Eles falam sobre o cenário favorável para que o punk se instaurasse e se desenvolvesse no Brasil, naquele final de anos 70 e início dos 80. Tempos de ditadura militar, de insatisfação com o sistema e com o rock ’chato’ feito na ocasião, tudo isso acrescido da eterna rebeldia adolescente. Detalhe: adolescente da periferia, porque essa mesma faixa etária endinheirada estava ouvindo outro tipo de música: rock progressivo, MPB e discoteca. ’Vamos destruir para depois reconstruir com dignidade’, diz Zorro, do M-19, ressaltando um dos conceitos do punk.
Botinada traça a genealogia do punk rock por aqui. Mostra a fase pré-punk, constituída por grupos como Joelho de Porco. Essas bandas, mais tarde, se incluíram no punk ao se identificar com as diretrizes do movimento. No documentário, elas recebem seus méritos, mas não são creditadas como as pioneiras. ’Quis mostrar que havia bandas que já estavam na estrada. Não eram punks, se aproveitaram do surgimento do movimento. Cólera, Restos de Nada e outras são as primeiras bandas, porque não existiam, se formaram por causa do punk’, explica o diretor.

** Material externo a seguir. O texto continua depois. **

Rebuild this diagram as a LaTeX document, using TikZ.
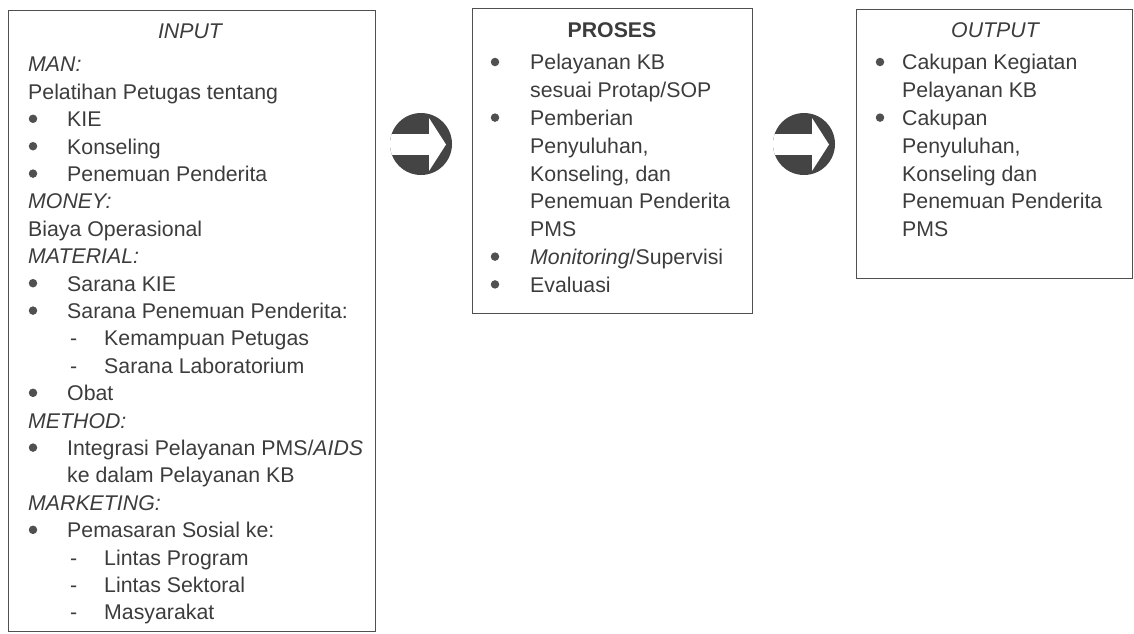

Gastão levou mais tempo do que gostaria com Botinada. Foram cinco anos ao todo. Coincidentemente, lança seu documentário no ano em que o punk completa 30 anos. Não era o planejado. Queria ver o projeto pronto antes, mas perdeu as contas de quantas vezes precisou reeditá-lo. ’Não usei várias imagens porque não deixaram: Ramones, New York Dolls… Um monte de gente complicou, principalmente os gringos. No Brasil, a maioria liberou.’